Three Short Talks from Prof. Daniel Weller's Group07 Oct 2019
- Date: Friday October 11, 2019
- Time: 12:00PM
- Location: Rice 242
Title: Optimizing regularization parameters of image processing algorithms through machine learning
Speaker: Tanjin Taher Toma
Abstract: In image and video processing problems (e.g., enhancement, reconstruction, segmentation, etc.), algorithms often have regularization parameters that need to be set appropriately to obtain good results. Existing automatic parameter selection techniques are mostly iterative and often relies on a predetermined image metric (such as, image quality, or risk estimate) to estimate parameter value.
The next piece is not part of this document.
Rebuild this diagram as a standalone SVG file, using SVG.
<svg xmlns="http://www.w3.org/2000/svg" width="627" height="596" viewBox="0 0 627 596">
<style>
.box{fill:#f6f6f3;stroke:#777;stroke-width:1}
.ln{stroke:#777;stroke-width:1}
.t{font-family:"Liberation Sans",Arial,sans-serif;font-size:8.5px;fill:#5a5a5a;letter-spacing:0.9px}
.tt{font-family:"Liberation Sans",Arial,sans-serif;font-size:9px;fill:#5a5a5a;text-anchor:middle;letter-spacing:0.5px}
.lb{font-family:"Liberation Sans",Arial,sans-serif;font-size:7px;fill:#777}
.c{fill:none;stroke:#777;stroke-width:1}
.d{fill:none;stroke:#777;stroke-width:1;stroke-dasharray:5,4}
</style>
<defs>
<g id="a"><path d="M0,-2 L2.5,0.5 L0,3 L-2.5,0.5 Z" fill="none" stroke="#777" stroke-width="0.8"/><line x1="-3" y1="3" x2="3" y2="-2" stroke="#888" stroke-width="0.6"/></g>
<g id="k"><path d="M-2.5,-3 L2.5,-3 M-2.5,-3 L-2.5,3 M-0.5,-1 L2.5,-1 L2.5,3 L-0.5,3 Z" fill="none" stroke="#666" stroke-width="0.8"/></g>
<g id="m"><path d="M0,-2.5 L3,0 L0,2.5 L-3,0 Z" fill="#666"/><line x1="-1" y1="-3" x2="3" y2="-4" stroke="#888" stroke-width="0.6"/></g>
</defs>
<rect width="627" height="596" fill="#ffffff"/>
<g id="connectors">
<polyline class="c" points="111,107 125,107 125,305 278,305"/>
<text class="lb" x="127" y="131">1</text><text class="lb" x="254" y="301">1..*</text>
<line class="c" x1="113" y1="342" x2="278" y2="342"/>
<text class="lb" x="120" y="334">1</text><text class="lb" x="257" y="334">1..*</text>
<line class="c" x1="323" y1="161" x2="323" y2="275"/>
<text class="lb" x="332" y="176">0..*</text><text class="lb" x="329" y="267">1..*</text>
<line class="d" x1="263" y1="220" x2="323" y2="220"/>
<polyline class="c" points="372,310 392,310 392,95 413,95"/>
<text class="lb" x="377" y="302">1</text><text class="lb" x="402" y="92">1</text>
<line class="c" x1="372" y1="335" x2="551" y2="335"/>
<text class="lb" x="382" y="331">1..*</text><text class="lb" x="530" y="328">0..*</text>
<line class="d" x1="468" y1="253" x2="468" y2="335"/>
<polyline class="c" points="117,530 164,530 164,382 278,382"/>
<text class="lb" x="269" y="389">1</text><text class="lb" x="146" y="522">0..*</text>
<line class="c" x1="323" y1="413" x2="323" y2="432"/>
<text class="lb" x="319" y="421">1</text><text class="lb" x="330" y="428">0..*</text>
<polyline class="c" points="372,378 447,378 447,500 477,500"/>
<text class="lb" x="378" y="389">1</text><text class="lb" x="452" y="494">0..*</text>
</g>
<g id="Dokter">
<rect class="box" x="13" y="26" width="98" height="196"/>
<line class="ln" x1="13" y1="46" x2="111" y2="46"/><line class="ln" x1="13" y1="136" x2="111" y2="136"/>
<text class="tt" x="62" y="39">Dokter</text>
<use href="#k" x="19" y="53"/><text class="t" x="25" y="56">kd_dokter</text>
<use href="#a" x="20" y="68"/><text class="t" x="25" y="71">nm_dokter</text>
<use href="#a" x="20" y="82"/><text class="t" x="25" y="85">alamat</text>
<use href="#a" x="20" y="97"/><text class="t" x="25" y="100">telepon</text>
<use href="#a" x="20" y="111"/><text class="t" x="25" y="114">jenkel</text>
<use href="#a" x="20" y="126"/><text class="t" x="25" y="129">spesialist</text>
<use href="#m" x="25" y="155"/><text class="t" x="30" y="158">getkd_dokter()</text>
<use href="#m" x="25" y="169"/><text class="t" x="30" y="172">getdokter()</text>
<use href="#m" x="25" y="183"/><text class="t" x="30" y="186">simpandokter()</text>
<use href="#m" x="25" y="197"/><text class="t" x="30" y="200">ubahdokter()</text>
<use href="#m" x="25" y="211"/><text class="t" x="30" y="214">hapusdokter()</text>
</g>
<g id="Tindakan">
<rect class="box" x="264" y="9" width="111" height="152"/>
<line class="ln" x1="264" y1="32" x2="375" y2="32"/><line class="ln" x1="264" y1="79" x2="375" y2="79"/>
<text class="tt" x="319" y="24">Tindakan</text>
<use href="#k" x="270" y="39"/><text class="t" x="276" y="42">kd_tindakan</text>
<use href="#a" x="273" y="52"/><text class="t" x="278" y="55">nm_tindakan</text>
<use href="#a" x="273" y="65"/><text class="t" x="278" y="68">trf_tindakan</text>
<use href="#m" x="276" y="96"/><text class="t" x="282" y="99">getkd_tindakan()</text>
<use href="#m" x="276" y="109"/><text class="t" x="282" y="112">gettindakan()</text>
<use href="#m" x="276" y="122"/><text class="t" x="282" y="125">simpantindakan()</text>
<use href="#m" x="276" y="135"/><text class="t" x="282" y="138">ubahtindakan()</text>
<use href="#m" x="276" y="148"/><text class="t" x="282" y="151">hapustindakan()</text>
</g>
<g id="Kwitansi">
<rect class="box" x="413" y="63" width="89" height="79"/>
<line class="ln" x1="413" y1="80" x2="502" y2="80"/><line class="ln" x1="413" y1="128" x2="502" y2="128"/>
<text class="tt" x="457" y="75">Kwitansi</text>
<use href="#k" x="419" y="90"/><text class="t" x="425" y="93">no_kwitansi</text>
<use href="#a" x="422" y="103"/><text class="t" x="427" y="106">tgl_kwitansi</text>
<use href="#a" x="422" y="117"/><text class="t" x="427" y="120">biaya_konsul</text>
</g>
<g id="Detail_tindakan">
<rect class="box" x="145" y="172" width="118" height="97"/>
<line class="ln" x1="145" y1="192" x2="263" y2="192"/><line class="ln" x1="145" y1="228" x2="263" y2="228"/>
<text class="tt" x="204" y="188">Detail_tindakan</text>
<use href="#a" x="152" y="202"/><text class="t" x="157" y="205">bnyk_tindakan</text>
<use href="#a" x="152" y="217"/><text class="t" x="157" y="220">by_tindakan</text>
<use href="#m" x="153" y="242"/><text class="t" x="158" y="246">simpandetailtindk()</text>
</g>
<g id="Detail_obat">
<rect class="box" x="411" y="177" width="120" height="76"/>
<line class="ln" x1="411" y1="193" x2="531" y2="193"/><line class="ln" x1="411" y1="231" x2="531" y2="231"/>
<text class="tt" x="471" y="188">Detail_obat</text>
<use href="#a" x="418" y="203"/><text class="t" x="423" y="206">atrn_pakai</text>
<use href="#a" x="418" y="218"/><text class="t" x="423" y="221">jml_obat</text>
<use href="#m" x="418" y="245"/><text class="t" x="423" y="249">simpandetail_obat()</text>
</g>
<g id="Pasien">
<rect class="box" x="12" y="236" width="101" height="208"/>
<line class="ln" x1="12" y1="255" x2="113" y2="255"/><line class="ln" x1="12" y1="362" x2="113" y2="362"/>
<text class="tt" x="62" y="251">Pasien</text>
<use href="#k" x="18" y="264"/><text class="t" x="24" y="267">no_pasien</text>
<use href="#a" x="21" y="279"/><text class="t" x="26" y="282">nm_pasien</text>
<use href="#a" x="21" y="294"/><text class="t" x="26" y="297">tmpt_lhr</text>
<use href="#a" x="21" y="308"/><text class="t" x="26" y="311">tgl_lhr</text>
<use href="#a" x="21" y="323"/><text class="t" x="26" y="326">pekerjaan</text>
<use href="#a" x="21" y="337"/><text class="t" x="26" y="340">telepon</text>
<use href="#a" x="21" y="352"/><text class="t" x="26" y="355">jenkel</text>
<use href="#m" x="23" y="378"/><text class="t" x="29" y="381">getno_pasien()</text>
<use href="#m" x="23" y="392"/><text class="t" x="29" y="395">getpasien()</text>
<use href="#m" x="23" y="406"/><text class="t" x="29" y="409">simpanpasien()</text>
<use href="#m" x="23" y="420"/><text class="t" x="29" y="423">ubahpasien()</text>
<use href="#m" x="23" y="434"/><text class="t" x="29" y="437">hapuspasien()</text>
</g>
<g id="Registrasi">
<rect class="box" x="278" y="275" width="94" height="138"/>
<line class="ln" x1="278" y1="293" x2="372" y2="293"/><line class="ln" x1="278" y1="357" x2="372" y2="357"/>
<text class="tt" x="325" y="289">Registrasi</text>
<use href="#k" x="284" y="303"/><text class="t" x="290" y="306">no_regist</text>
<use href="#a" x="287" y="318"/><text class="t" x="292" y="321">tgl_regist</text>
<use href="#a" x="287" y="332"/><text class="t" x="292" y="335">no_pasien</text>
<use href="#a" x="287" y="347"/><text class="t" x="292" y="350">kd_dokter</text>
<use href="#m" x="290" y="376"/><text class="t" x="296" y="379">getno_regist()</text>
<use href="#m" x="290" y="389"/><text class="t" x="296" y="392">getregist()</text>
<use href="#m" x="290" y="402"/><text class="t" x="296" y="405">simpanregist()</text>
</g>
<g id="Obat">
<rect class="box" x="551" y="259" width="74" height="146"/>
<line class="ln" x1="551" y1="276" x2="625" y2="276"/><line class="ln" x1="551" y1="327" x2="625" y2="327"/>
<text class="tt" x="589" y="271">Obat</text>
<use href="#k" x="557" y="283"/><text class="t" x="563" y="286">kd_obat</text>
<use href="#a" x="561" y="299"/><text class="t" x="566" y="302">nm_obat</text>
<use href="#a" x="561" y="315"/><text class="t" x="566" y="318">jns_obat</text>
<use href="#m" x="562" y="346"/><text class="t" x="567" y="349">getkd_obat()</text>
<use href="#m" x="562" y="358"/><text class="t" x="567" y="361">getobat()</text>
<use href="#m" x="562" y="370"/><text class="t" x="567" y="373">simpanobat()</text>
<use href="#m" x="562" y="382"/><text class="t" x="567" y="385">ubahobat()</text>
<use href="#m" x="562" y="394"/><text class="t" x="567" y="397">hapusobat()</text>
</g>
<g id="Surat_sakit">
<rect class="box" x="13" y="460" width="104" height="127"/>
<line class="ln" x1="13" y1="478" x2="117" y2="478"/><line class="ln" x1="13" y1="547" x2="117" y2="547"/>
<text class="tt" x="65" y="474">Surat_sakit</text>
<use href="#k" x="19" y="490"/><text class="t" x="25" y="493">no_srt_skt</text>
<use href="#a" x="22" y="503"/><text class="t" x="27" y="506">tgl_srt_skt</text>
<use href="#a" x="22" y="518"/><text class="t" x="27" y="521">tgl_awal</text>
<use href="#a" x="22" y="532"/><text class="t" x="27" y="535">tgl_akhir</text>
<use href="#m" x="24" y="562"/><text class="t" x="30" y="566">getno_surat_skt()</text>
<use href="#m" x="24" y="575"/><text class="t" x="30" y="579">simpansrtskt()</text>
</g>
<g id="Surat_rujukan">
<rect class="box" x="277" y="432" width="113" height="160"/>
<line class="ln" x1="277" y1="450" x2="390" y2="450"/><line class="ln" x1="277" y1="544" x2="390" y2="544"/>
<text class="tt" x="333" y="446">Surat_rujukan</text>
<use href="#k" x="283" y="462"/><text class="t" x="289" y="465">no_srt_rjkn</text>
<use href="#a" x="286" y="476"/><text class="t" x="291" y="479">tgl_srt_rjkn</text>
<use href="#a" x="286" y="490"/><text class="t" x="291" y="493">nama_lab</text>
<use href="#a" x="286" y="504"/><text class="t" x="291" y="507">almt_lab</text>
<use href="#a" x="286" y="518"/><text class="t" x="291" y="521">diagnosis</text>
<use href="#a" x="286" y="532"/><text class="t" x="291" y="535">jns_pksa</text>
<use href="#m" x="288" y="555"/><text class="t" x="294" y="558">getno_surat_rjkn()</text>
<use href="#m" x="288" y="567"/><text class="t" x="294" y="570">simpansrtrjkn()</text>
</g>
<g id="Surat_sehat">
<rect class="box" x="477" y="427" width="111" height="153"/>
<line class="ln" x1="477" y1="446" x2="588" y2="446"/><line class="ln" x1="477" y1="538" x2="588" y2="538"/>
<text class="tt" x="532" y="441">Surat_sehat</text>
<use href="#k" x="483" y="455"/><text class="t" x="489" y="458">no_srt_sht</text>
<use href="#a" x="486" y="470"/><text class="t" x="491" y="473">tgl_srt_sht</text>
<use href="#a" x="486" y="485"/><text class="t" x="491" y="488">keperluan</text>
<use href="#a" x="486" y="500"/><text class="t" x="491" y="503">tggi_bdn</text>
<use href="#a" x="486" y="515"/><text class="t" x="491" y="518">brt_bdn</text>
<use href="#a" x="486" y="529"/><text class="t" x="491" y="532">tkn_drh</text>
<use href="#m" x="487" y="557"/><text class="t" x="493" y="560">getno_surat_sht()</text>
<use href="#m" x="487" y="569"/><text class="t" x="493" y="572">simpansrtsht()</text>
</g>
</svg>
In this talk, we discuss our convolutional neural network approach for direct parameter estimation that demonstrates effectiveness over existing methods.
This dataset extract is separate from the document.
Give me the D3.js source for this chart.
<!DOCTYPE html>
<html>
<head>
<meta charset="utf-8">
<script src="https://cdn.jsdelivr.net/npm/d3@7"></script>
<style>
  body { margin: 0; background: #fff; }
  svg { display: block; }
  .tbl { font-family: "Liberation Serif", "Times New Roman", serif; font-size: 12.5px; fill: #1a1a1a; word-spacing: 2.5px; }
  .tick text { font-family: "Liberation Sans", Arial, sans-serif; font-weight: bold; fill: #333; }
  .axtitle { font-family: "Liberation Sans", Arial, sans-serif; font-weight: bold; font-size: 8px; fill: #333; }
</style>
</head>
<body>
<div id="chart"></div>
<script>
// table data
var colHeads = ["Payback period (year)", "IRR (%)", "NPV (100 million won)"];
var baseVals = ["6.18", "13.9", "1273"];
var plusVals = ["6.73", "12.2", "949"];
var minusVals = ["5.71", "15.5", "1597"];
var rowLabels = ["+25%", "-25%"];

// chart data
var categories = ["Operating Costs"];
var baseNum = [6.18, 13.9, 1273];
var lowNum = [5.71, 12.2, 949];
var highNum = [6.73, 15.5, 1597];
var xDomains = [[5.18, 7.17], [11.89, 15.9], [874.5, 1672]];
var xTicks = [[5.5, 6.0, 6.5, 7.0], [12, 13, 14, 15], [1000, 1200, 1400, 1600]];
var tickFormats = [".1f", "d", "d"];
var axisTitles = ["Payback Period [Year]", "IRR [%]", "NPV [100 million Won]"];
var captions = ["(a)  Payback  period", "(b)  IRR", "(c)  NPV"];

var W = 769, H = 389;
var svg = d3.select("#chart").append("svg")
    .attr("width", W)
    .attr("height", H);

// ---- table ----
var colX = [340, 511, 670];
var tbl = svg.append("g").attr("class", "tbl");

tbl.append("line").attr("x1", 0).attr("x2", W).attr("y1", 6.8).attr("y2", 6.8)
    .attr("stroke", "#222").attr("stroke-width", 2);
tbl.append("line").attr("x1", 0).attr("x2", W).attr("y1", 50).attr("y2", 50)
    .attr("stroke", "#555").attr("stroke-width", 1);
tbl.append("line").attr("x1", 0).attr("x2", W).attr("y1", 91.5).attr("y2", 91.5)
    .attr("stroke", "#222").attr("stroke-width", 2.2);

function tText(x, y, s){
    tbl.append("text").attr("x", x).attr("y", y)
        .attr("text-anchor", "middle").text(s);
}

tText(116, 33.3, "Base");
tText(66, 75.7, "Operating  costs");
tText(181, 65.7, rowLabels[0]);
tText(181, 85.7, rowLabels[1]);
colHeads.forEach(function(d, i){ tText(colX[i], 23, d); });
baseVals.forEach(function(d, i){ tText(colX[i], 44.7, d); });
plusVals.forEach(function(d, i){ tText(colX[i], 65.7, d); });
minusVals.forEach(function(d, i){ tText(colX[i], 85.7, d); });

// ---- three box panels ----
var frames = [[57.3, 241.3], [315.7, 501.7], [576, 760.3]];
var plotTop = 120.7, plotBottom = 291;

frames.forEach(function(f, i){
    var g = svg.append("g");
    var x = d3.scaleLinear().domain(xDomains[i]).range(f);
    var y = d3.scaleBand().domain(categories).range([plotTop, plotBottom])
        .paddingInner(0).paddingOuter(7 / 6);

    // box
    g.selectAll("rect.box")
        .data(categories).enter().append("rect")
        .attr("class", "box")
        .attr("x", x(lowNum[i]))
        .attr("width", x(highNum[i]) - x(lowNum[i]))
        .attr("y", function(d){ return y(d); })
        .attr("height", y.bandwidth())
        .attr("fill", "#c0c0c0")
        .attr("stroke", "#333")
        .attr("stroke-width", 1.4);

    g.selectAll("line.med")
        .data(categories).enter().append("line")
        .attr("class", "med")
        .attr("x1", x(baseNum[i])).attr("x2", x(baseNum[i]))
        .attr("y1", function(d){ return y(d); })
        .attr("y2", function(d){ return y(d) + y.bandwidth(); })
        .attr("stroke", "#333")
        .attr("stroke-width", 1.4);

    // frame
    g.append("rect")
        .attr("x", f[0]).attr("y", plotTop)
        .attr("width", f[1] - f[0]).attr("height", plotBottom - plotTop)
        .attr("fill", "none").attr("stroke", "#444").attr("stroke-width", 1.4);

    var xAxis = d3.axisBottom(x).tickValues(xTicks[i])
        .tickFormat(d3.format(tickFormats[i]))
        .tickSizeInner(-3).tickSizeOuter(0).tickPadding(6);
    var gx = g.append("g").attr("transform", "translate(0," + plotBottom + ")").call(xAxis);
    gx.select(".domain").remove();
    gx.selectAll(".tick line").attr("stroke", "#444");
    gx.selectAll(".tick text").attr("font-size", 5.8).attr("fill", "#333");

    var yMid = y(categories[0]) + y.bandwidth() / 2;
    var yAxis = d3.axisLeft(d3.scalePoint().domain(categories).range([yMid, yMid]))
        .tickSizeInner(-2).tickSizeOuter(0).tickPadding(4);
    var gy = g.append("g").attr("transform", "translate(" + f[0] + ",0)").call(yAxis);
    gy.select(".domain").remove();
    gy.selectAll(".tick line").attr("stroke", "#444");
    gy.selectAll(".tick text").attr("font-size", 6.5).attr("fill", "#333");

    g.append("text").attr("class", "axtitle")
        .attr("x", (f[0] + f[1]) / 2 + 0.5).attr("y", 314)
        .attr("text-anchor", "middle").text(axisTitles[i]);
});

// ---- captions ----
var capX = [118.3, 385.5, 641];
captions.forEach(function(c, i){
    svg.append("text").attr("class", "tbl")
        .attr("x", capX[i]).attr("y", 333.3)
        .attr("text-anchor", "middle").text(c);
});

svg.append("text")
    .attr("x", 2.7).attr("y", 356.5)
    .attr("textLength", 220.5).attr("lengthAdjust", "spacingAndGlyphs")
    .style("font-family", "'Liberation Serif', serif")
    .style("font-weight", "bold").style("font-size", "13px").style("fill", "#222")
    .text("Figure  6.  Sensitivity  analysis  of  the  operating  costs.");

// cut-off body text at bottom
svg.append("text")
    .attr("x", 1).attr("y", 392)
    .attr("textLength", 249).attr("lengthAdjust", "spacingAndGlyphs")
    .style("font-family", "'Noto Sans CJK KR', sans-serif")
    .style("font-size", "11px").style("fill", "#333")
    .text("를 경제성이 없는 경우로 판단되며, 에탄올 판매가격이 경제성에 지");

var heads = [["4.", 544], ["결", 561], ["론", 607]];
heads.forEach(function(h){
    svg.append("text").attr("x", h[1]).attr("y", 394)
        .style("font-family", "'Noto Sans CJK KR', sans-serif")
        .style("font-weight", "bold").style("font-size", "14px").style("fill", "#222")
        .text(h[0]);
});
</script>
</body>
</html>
Title: Myocardial T1 mapping with convolutional neural networks
Speaker: Haris Jeelani
Abstract: The longitudinal relaxation time (T1) of the hydrogen protons in the heart wall can be used as an indicator for a variety of pathological conditions. Traditionally, a pixel-wise nonlinear model fitting sensitive to noise is used to obtain T1 maps. As discussed in my previous AIML talk, to increase the noise robustness we were using a convolutional neural network framework (DeepT1). In this talk I will discuss the updates we made to our DeepT1 framework. The updated model includes a recurrent and a U-net model to improve the performance of T1-map estimation. This is joint work work Dr. Michael Salerno and Dr. Christopher Kramer (Cardiology) and Dr. Yang Yang (now, Mount Sinai School of Medicine).
Title: Examining Working Memory Representations for Neural Networks Trained to Play Games
Speaker: Tyler Spears (supervised by Per Sederberg, Psychology)
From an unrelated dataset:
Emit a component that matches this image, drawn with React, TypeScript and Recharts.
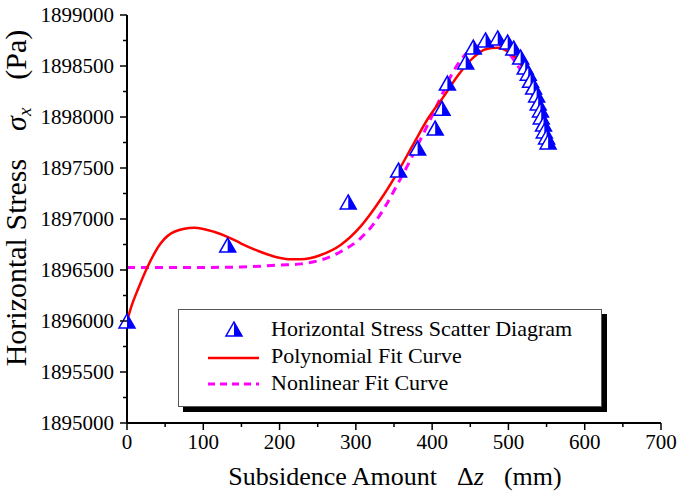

Abstract: The current success of deep learning is owed, in no small part, to the field’s roots in cognitive neuroscience. In this work, we examine the properties of several human-based models of working memory (WM), and analyze their computational utility when combined with deep neural networks. We then put forth the Scale-Invariant Temporal History (SITH) model, an applied variant of a WM model recently proposed in the cognitive neuroscience literature. Finally, we discuss future applications of SITH in artificial intelligence, as well as the future of neurally-inspired machine learning methods. This work was supervised by Prof. Per Sederberg (Psychology).